Maricopa County continues to hold a AAA bond rating by the three major credit rating agencies for its continual economic growth and strong financial operation.
The credit rating agency, Moody’s Investor Service, acknowledges the county’s stable outlook in supporting tax revenue growth and tax base appreciation. A strong credit rating will allow county bonds to issue lower interest rates and provide financial flexibility, according to a release.
“I’m committed to spending within our means, smarter investing, and budgeting for the unexpected,” Maricopa County Board of Supervisors Chairman Clint Hickman, District 4, said in the release. “The board will continue to support taxpayers by providing financial stability and staying within our mandates.”
All three credit agencies --- Fitch, Moody’s and S&P --- mentioned the county’s economic development growth, strong financial management, and consistent liquidity in assigning Maricopa County the highest possible bond ratings. Fitch noted Maricopa County’s “large and fairly diverse regional economy continues to record gains in population, jobs, and income levels,” the release states.

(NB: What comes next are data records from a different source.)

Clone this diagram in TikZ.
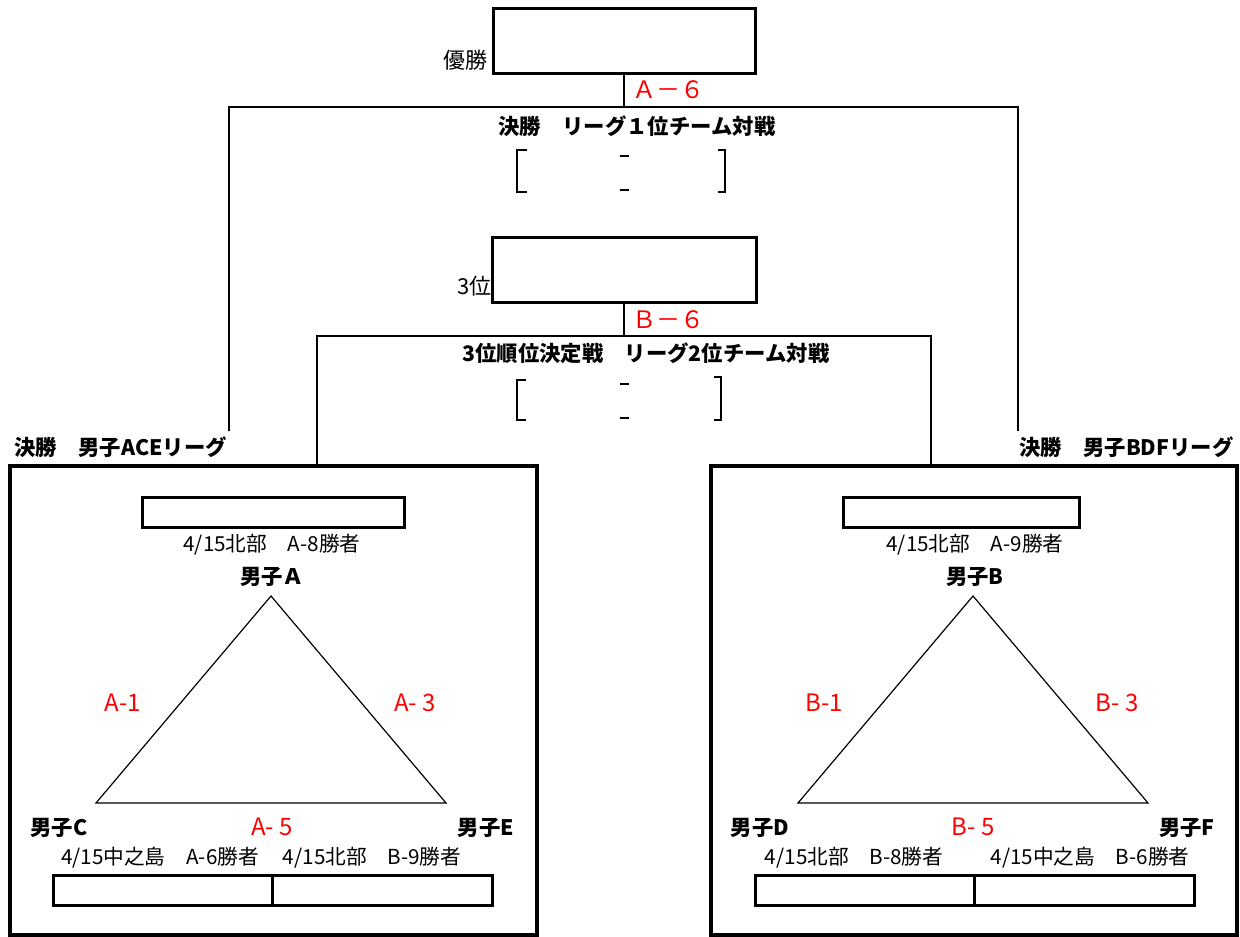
\documentclass[tikz,border=0pt]{standalone}
\usepackage{fontspec}
\setmainfont{Noto Sans CJK JP}
\usetikzlibrary{positioning}
\tikzset{%
	box/.style     = {draw, rectangle, line width=2.25pt, inner sep=0pt, minimum height=48.75pt}, % result box
	league/.style  = {draw, rectangle, line width=3pt, inner sep=0pt, minimum height=351.75pt}, % league frame
	slot/.style    = {draw, rectangle, line width=2.25pt, inner sep=0pt, minimum height=22.5pt}, % team slot
	title/.style   = {font=\fontsize{16}{19}\selectfont\bfseries, inner sep=1pt},
	note/.style    = {font=\fontsize{15.5}{18}\selectfont, inner sep=1pt},
	place/.style   = {font=\fontsize{16.5}{19}\selectfont, inner sep=1pt},
	team/.style    = {font=\fontsize{16}{19}\selectfont\bfseries, inner sep=1pt},
	game/.style    = {font=\fontsize{18}{21}\selectfont, text=red, inner sep=1pt},
	line/.style    = {line width=1.6pt},
	tri/.style     = {line width=0.9pt, line join=miter},
	bracket/.style = {line width=1pt},
}

\begin{document}
\begin{tikzpicture}[x=0.75pt,y=-0.75pt]
	\useasboundingbox (0,0) rectangle (1240,937);
	
	% final and third place
	\node [box,minimum width=196.5pt] (champ) at (624,41.5) {};
	\node [place,anchor=south east] (champlbl) at (489,72) {優勝};
	\node [box,minimum width=198pt] (third) at (624,270.5) {};
	\node [place,anchor=south east] (thirdlbl) at (493,298) {3位};
	\node [game,anchor=west] (gA6) at (631,90) {Ａ－６};
	\node [game,anchor=west] (gB6) at (631,320) {Ｂ－６};
	\node [title] (fintitle) at (637,126) {決勝　リーグ１位チーム対戦};
	\node [title] (thtitle) at (646,353) {3位順位決定戦　リーグ2位チーム対戦};
	
	% brackets
	\draw[bracket] (527,150) -- (517,150) -- (517,192) -- (527,192);
	\draw[bracket] (718,150) -- (725,150) -- (725,192) -- (718,192);
	\draw[bracket] (620,156) -- (629,156) (620,190) -- (629,190);
	\draw[bracket] (526,380) -- (517,380) -- (517,420) -- (526,420);
	\draw[bracket] (714,377) -- (721,377) -- (721,420) -- (714,420);
	\draw[bracket] (620,384) -- (629,384) (620,418) -- (629,418);
	
	% leagues
	\node [league,minimum width=395.25pt] (leagueL) at (273.5,700.5) {};
	\node [league,minimum width=394.5pt] (leagueR) at (974,700.5) {};
	\node [title,anchor=west] (ACE) at (13,447) {決勝　男子ACEリーグ};
	\node [title,anchor=east] (BDF) at (1235,447) {決勝　男子BDFリーグ};
	
	\coordinate (finL) at (229,107);
	\coordinate (finR) at (1018,107);
	\coordinate (finLend) at (229,431);
	\coordinate (finRend) at (1018,431);
	\coordinate (thL) at (317,336);
	\coordinate (thR) at (931,336);
	
	\draw[line] (champ.south) -- (champ.south |- finL);
	\draw[line] (finLend) -- (finL) -- (finR) -- (finRend);
	\draw[line] (third.south) -- (third.south |- thL);
	\draw[line] (leagueL.north -| thL) -- (thL) -- (thR) -- (leagueR.north -| thR);
	
	% league ACE
	\node [slot,minimum width=196.5pt] (slotA) at (273,513) {};
	\node [note] (dateA) at (272,545) {4/15北部　A-8勝者};
	\node [team] (teamA) at (272,577) {男子Ａ};
	\coordinate (tA) at (271,596);
	\coordinate (tC) at (96,803);
	\coordinate (tE) at (446,803);
	\draw[tri] (tA) -- (tC) -- (tE) -- cycle;
	\node [game] (gA1) at (123,703) {A-1};
	\node [game] (gA3) at (415,703) {A- 3};
	\node [game] (gA5) at (272,827) {A- 5};
	\node [team] (teamC) at (59,828) {男子C};
	\node [team] (teamE) at (486,828) {男子E};
	\node [note] (dateC) at (160,858) {4/15中之島　A-6勝者};
	\node [note] (dateE) at (372,858) {4/15北部　B-9勝者};
	\node [slot,minimum width=164.25pt] (slotC) at (162.5,890) {};
	\node [slot,minimum width=165pt] (slotE) at (382,890) {};
	
	% league BDF
	\node [slot,minimum width=177pt] (slotB) at (961,513) {};
	\node [note] (dateB) at (975,545) {4/15北部　A-9勝者};
	\node [team] (teamB) at (975,577) {男子B};
	\coordinate (tB) at (973,596);
	\coordinate (tD) at (798,803);
	\coordinate (tF) at (1148,803);
	\draw[tri] (tB) -- (tD) -- (tF) -- cycle;
	\node [game] (gB1) at (824,703) {B-1};
	\node [game] (gB3) at (1117,703) {B- 3};
	\node [game] (gB5) at (973,827) {B- 5};
	\node [team] (teamD) at (760,828) {男子D};
	\node [team] (teamF) at (1187,828) {男子F};
	\node [note] (dateD) at (854,858) {4/15北部　B-8勝者};
	\node [note] (dateF) at (1090,858) {4/15中之島　B-6勝者};
	\node [slot,minimum width=164.25pt] (slotD) at (864.5,890) {};
	\node [slot,minimum width=165pt] (slotF) at (1084,890) {};
\end{tikzpicture}
\end{document}
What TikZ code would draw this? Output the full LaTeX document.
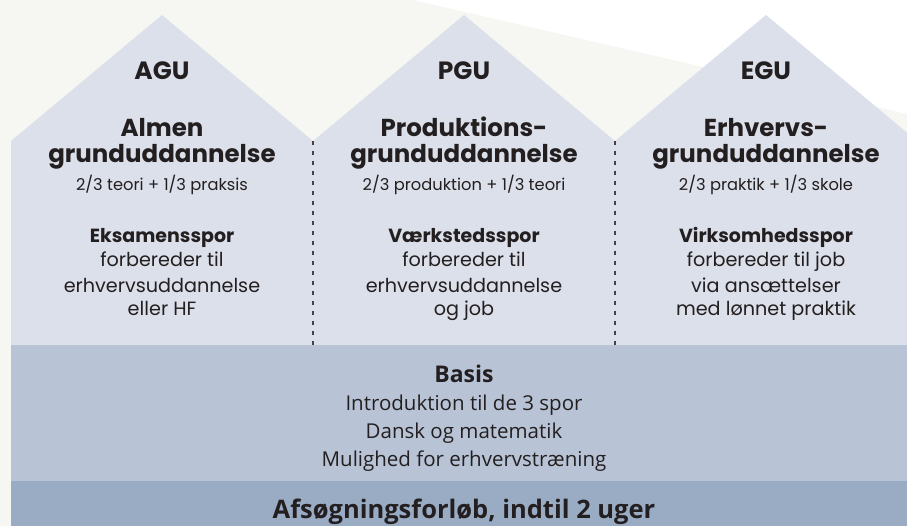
\documentclass[tikz,border=0pt]{standalone}
\usepackage{fontspec}
\setmainfont{Poppins}
\newfontfamily\basisfont{Open Sans}
\definecolor{bgoff}{HTML}{F6F7F3}
\definecolor{housefill}{HTML}{DCE0EA}
\definecolor{basisfill}{HTML}{B8C4D6}
\definecolor{afsfill}{HTML}{9AABC4}
\definecolor{txt}{HTML}{231F20}
\tikzset{
  house/.style={fill=housefill, draw=none},
  sep/.style={draw=txt!85, line width=1.3pt, dash pattern=on 4.5pt off 5.5pt},
  lbl/.style={anchor=base, inner sep=0pt, text=txt},
  abbr/.style={lbl, font=\fontsize{25}{28}\selectfont\bfseries},
  title/.style={lbl, font=\fontsize{24.5}{28}\selectfont\bfseries},
  ratio/.style={lbl, font=\fontsize{16.3}{20}\selectfont},
  track/.style={lbl, font=\fontsize{19}{22}\selectfont\bfseries},
  desc/.style={lbl, font=\fontsize{19.2}{22}\selectfont},
  bhead/.style={lbl, font=\basisfont\fontsize{23}{26}\selectfont\bfseries},
  btext/.style={lbl, font=\basisfont\fontsize{20.5}{24}\selectfont},
  afs/.style={lbl, font=\basisfont\fontsize{25.5}{28}\selectfont\bfseries},
}
\begin{document}
\begin{tikzpicture}[x=1pt, y=-1pt]
\useasboundingbox (0,0) rectangle (907,526);
\fill[bgoff] (0,0) rectangle (907,526);
\fill[white] (413,0) -- (907,0) -- (907,114) -- cycle;
% houses
\fill[house] (11,345) -- (11,141) -- (162,15) -- (313,141) -- (313,345) -- cycle;
\fill[house] (313,345) -- (313,141) -- (464,15) -- (615,141) -- (615,345) -- cycle;
\fill[house] (615,345) -- (615,141) -- (766,15) -- (917,141) -- (917,345) -- cycle;
% bands
\fill[basisfill] (11,345) rectangle (907,481);
\fill[afsfill] (11,481) rectangle (907,526);
% separators
\coordinate (s1t) at (313,141); \coordinate (s1b) at (313,345);
\coordinate (s2t) at (615,141); \coordinate (s2b) at (615,345);
\draw[sep] (s1t) -- (s1b);
\draw[sep] (s2t) -- (s2b);
% house 1
\node[abbr] (a0) at (162,80) {AGU};
\node[title] (a1) at (162,137) {Almen};
\node[title] (a2) at (162,163) {grunduddannelse};
\node[ratio] (a3) at (162,191) {2/3 teori + 1/3 praksis};
\node[track] (a4) at (162,243) {Eksamensspor};
\node[desc] (a5) at (162,267) {forbereder til};
\node[desc] (a6) at (162,293) {erhvervsuddannelse};
\node[desc] (a7) at (162,316) {eller HF};
% house 2
\node[abbr] (p0) at (464,80) {PGU};
\node[title] (p1) at (464,137) {Produktions-};
\node[title] (p2) at (464,163) {grunduddannelse};
\node[ratio] (p3) at (464,191) {2/3 produktion + 1/3 teori};
\node[track] (p4) at (464,243) {Værkstedsspor};
\node[desc] (p5) at (464,267) {forbereder til};
\node[desc] (p6) at (464,293) {erhvervsuddannelse};
\node[desc] (p7) at (464,316) {og job};
% house 3
\node[abbr] (e0) at (766,80) {EGU};
\node[title] (e1) at (766,137) {Erhvervs-};
\node[title] (e2) at (766,163) {grunduddannelse};
\node[ratio] (e3) at (766,191) {2/3 praktik + 1/3 skole};
\node[track] (e4) at (766,243) {Virksomhedsspor};
\node[desc] (e5) at (766,267) {forbereder til job};
\node[desc] (e6) at (766,293) {via ansættelser};
\node[desc] (e7) at (766,316) {med lønnet praktik};
% basis
\node[bhead] (b0) at (464,382) {Basis};
\node[btext] (b1) at (464,410) {Introduktion til de 3 spor};
\node[btext] (b2) at (464,438) {Dansk og matematik};
\node[btext] (b3) at (464,466) {Mulighed for erhvervstræning};
\node[afs] (f0) at (464,518) {Afsøgningsforløb, indtil 2 uger};
\end{tikzpicture}
\end{document}
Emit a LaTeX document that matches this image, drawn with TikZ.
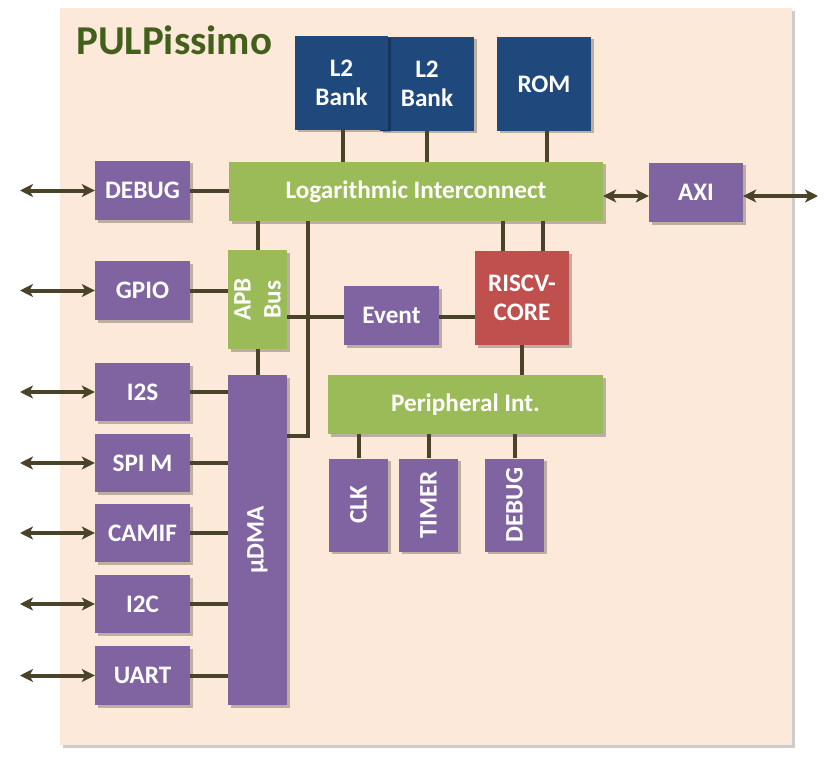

“The county continues to create more with less tax dollars," Mr. Hickman said in the release. “That’s how a resourceful government operates.”
Fitch Ratings, Moody’s Investor Service and S&P Global issue two separate ratings to government entities such as Maricopa County.
The long-term Issuer Default Rating applies to situations in which the county is considering voter-approved, general obligation, or debt. Maricopa County’s IDR is AAA, the highest possible, the release states.
The second rating covers the Certificates of Participation. These are annually appropriated county debt. Maricopa County had $140 million COP’s, series 2020, and was rated AA+, the highest possible COP rating. The county’s long-term debt remains consistently low as compared to other government agencies.